FDM: Eine bessere Work-Life-Balance anstreben. Die habe ich erst sehr spät erreicht. Und ich würde versuchen, die Menschen mehr für Politik zu begeistern. Um wirklich etwas zu bewegen, braucht es eine ehrliche, gleichzeitig realistische Gesundheitspolitik. Und Menschen mit praktischen Erfahrungshintergründen, die sich politisch engagieren.
JAW: Sie haben als Kind einer Gastarbeiterfamilie eine außergewöhnliche Karriere hingelegt. Glauben Sie, dass ein solcher Lebenslauf, der eine sehr durchlässige Ge- sellschaft voraussetzt, so heute noch möglich wäre?
FDM: Das steht und fällt mit der Bereitschaft, die individuelle Leistung als eine relevante Größe und als einen Maßstab für gesellschaftlichen Erfolg zu akzeptieren. In meiner Jugend war das selbstverständlich.

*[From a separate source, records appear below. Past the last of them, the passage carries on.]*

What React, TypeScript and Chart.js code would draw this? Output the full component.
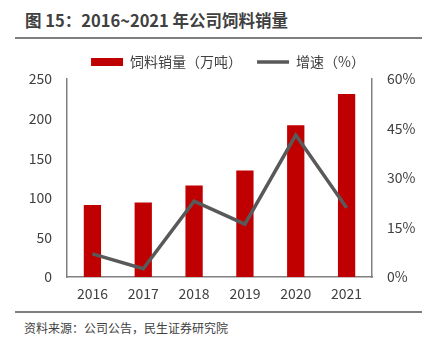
import React, { useEffect, useRef } from "react";
import { Chart, registerables } from "chart.js";

Chart.register(...registerables);

const years = ["2016", "2017", "2018", "2019", "2020", "2021"];
const feedSales = [91, 94, 115.5, 134.5, 191.5, 231];
const growthRate = [7, 2.5, 23, 16, 43, 21];
const barLabel = "饲料销量（万吨）";
const lineLabel = "增速（%）";
const titleText = "图 15：2016~2021 年公司饲料销量";
const sourceText = "资料来源：公司公告，民生证券研究院";

const FONT = '"Noto Sans CJK SC", "Microsoft YaHei", sans-serif';

export default function App() {
  const ref = useRef<HTMLCanvasElement>(null);
  useEffect(() => {
    if (!ref.current) return;
    const chart = new Chart(ref.current, {
      type: "bar",
      data: {
        labels: years,
        datasets: [
          {
            type: "bar",
            label: barLabel,
            data: feedSales,
            backgroundColor: "#C00000",
            borderWidth: 0,
            barPercentage: 0.34,
            categoryPercentage: 1,
            yAxisID: "y",
            order: 2,
          },
          {
            type: "line",
            label: lineLabel,
            data: growthRate,
            borderColor: "#595959",
            backgroundColor: "#595959",
            borderWidth: 3.5,
            pointRadius: 0,
            tension: 0,
            yAxisID: "y1",
            order: 1,
          },
        ],
      },
      options: {
        animation: false,
        responsive: false,
        maintainAspectRatio: false,
        layout: { padding: { left: 21, right: 0, top: 0, bottom: 0 } },
        plugins: {
          tooltip: { enabled: false },
          legend: {
            position: "top",
            align: "center",
            reverse: true,
            labels: {
              usePointStyle: true,
              pointStyleWidth: 32,
              boxHeight: 8,
              padding: 15,
              color: "#404040",
              font: { family: FONT, size: 14 },
              generateLabels: (c: any) => {
                const items = Chart.defaults.plugins.legend.labels.generateLabels(c);
                return items.map((it: any) => {
                  if (it.datasetIndex === 0) {
                    return { ...it, pointStyle: "rect", lineWidth: 0, fillStyle: "#C00000", strokeStyle: "#C00000" };
                  }
                  return { ...it, pointStyle: "line", lineWidth: 3.5, strokeStyle: "#595959" };
                });
              },
            },
          },
        },
        scales: {
          x: {
            grid: { display: false, drawTicks: false },
            border: { display: true, color: "#808080", width: 1.5 },
            ticks: { color: "#404040", font: { family: FONT, size: 14 }, padding: 8 },
            afterFit: (s: any) => {
              s.height = 32;
            },
          },
          y: {
            position: "left",
            min: 0,
            max: 250,
            grid: { display: false, drawTicks: false },
            border: { display: true, color: "#808080", width: 1.5 },
            ticks: { stepSize: 50, color: "#404040", font: { family: FONT, size: 14 }, padding: 15 },
            afterFit: (s: any) => {
              s.width = 46;
            },
          },
          y1: {
            position: "right",
            min: 0,
            max: 60,
            grid: { display: false, drawTicks: false },
            border: { display: true, color: "#808080", width: 1.5 },
            ticks: {
              stepSize: 15,
              color: "#404040",
              font: { family: FONT, size: 14 },
              padding: 15,
              callback: (v: any) => v + "%",
            },
            afterFit: (s: any) => {
              s.width = 63;
            },
          },
        },
      },
    });
    return () => chart.destroy();
  }, []);

  return (
    <div style={{ position: "absolute", left: 0, top: 0, width: 435, height: 339, background: "#fff", fontFamily: FONT }}>
      <div style={{ position: "absolute", left: 25, top: 8, fontSize: 16.5, fontWeight: 700, color: "#404040", whiteSpace: "nowrap", lineHeight: "24px" }}>
        {titleText}
      </div>
      <div style={{ position: "absolute", left: 15, top: 37, width: 407, height: 2, background: "#7f7f7f" }} />
      <canvas ref={ref} width={435} height={269} style={{ position: "absolute", left: 0, top: 40, width: 435, height: 269 }} />
      <div style={{ position: "absolute", left: 15, top: 311, width: 407, height: 2, background: "#7f7f7f" }} />
      <div style={{ position: "absolute", left: 24, top: 319, fontSize: 12, color: "#404040", whiteSpace: "nowrap", lineHeight: "18px" }}>
        {sourceText}
      </div>
    </div>
  );
}
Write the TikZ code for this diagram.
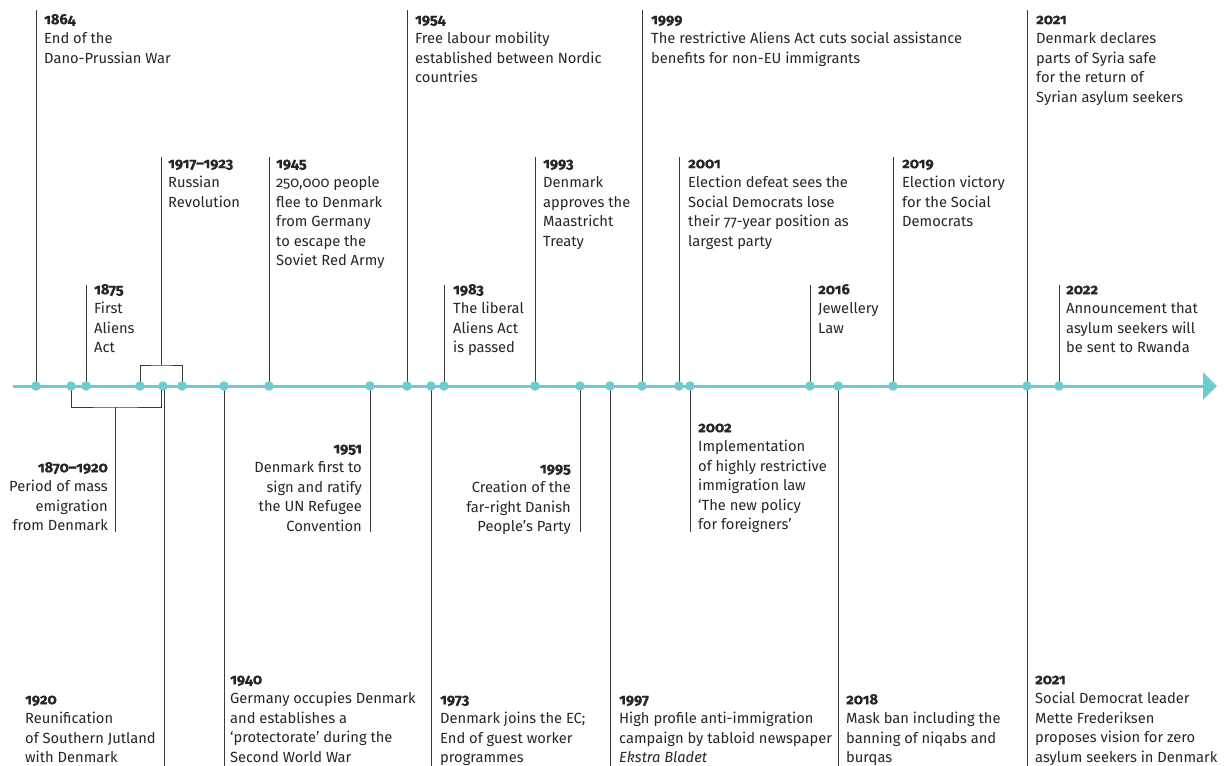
\documentclass[tikz,border=0pt]{standalone}
\usepackage{fontspec}
\setmainfont{Fira Sans}[Numbers=OldStyle, BoldFeatures={FakeBold=0.6}]
\usetikzlibrary{arrows.meta}
\definecolor{teal1}{HTML}{6DCCD0}
\definecolor{ink}{HTML}{262626}
\definecolor{stemc}{HTML}{3A3A3A}
\newcommand\yr[1]{\rule{0pt}{11pt}\textbf{#1}}
\begin{document}
\begin{tikzpicture}[x=1pt,y=-1pt,
  dot/.style={circle,fill=teal1,inner sep=0pt,minimum size=9.5pt},
  stem/.style={draw=stemc,line width=0.9pt},
  axisline/.style={draw=teal1,line width=3pt,-{Triangle[length=14pt,width=27pt]}},
  evL/.style={anchor=north west,align=left,inner sep=0pt,text=ink,font=\fontsize{14.7}{19.5}\selectfont},
  evR/.style={evL,anchor=north east,align=right}]
\useasboundingbox (0,0) rectangle (1227,766);
% axis
\coordinate (axs) at (13,386);
\coordinate (axe) at (1217,386);
\draw[axisline] (axs) -- (axe);
% dot positions
\foreach \n/\x in {1864/36,1870/71,1875/86,1917/140,1920/163,1923/182,1940/224,1945/269,1951/370,1954/407,1973/431,1983/444,1993/535,1995/580,1997/610,1999/642,2001/679,2002/690,2016/810,2018/838,2019/893,2021/1027,2022/1059}
  \coordinate (p\n) at (\x,386);
% stem end points
\coordinate (t1864) at (36,10);
\coordinate (t1875) at (86,285);
\coordinate (brT) at (161,365);
\coordinate (t1917) at (161,157);
\coordinate (t1945) at (269,157);
\coordinate (t1954) at (407,10);
\coordinate (t1983) at (444,285);
\coordinate (t1993) at (535,157);
\coordinate (t1999) at (642,10);
\coordinate (t2001) at (679,157);
\coordinate (t2016) at (810,285);
\coordinate (t2019) at (893,157);
\coordinate (t2021) at (1027,10);
\coordinate (t2022) at (1059,285);
\coordinate (brB) at (115,407);
\coordinate (brBr) at (161,386);
\coordinate (b1870) at (115,532);
\coordinate (s1920) at (164,386);
\coordinate (b1920) at (164,766);
\coordinate (b1940) at (224,766);
\coordinate (b1951) at (370,532);
\coordinate (b1973) at (431,766);
\coordinate (b1995) at (580,532);
\coordinate (b1997) at (610,766);
\coordinate (b2002) at (690,532);
\coordinate (b2018) at (838,766);
\coordinate (b2021) at (1027,766);
% stems
\foreach \n in {1864,1875,1945,1954,1983,1993,1999,2001,2016,2019,2021,2022}
  \draw[stem] (p\n) -- (t\n);
\draw[stem] (p1917) |- (brT) -| (p1923);
\draw[stem] (brT) -- (t1917);
\draw[stem] (p1870) |- (brB) -| (brBr);
\draw[stem] (brB) -- (b1870);
\draw[stem] (s1920) -- (b1920);
\foreach \n in {1940,1951,1973,1995,1997,2002,2018,2021}
  \draw[stem] (p\n) -- (b\n);
% dots
\foreach \n in {1864,1870,1875,1917,1920,1923,1940,1945,1951,1954,1973,1983,1993,1995,1997,1999,2001,2002,2016,2018,2019,2021,2022}
  \node[dot] (d\n) at (p\n) {};
% texts above
\node[evL] (e1864) at (44,13) {\yr{1864}\\End of the\\Dano-Prussian War};
\node[evL] (e1954) at (415,13) {\yr{1954}\\Free labour mobility\\established between Nordic\\countries};
\node[evL] (e1999) at (651,13) {\yr{1999}\\The restrictive Aliens Act cuts social assistance\\benefits for non-EU immigrants};
\node[evL] (e2021a) at (1036,13) {\yr{2021}\\Denmark declares\\parts of Syria safe\\for the return of\\Syrian asylum seekers};
\node[evL] (e1917) at (168,157) {\yr{1917–1923}\\Russian\\Revolution};
\node[evL] (e1945) at (276,157) {\yr{1945}\\250,000 people\\flee to Denmark\\from Germany\\to escape the\\Soviet Red Army};
\node[evL] (e1993) at (543,157) {\yr{1993}\\Denmark\\approves the\\Maastricht\\Treaty};
\node[evL] (e2001) at (688,157) {\yr{2001}\\Election defeat sees the\\Social Democrats lose\\their 77-year position as\\largest party};
\node[evL] (e2019) at (902,157) {\yr{2019}\\Election victory\\for the Social\\Democrats};
\node[evL] (e1875) at (94,283) {\yr{1875}\\First\\Aliens\\Act};
\node[evL] (e1983) at (453,283) {\yr{1983}\\The liberal\\Aliens Act\\is passed};
\node[evL] (e2016) at (818,283) {\yr{2016}\\Jewellery\\Law};
\node[evL] (e2022) at (1066,283) {\yr{2022}\\Announcement that\\asylum seekers will\\be sent to Rwanda};
% texts below
\node[evR] (e1870) at (108,461) {\yr{1870–1920}\\Period of mass\\emigration\\from Denmark};
\node[evR] (e1951) at (362,442) {\yr{1951}\\Denmark first to\\sign and ratify\\the UN Refugee\\Convention};
\node[evR] (e1995) at (571,462) {\yr{1995}\\Creation of the\\far-right Danish\\People’s Party};
\node[evL] (e2002) at (698,421) {\yr{2002}\\Implementation\\of highly restrictive\\immigration law\\‘The new policy\\for foreigners’};
\node[evL] (e1920) at (25,693) {\yr{1920}\\Reunification\\of Southern Jutland\\with Denmark};
\node[evL] (e1940) at (230,673) {\yr{1940}\\Germany occupies Denmark\\and establishes a\\‘protectorate’ during the\\Second World War};
\node[evL] (e1973) at (440,693) {\yr{1973}\\Denmark joins the EC;\\End of guest worker\\programmes};
\node[evL] (e1997) at (619,693) {\yr{1997}\\High profile anti-immigration\\campaign by tabloid newspaper\\\textit{Ekstra Bladet}};
\node[evL] (e2018) at (846,693) {\yr{2018}\\Mask ban including the\\banning of niqabs and\\burqas};
\node[evL] (e2021b) at (1035,673) {\yr{2021}\\Social Democrat leader\\Mette Frederiksen\\proposes vision for zero\\asylum seekers in Denmark};
\end{tikzpicture}
\end{document}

JAW: Sie galten immer als Prototyp des unangepassten, eigenwilligen Managers. Hat Ihnen dieses Image unter dem Strich geholfen oder doch überwiegend Dinge erschwert?
FDM: Es hat manche Dinge erschwert. Dennoch rate ich jedem, im Lauf des Lebens so gut es geht beim Denken, Reden und Handeln als Persönlichkeit authentisch zu bleiben.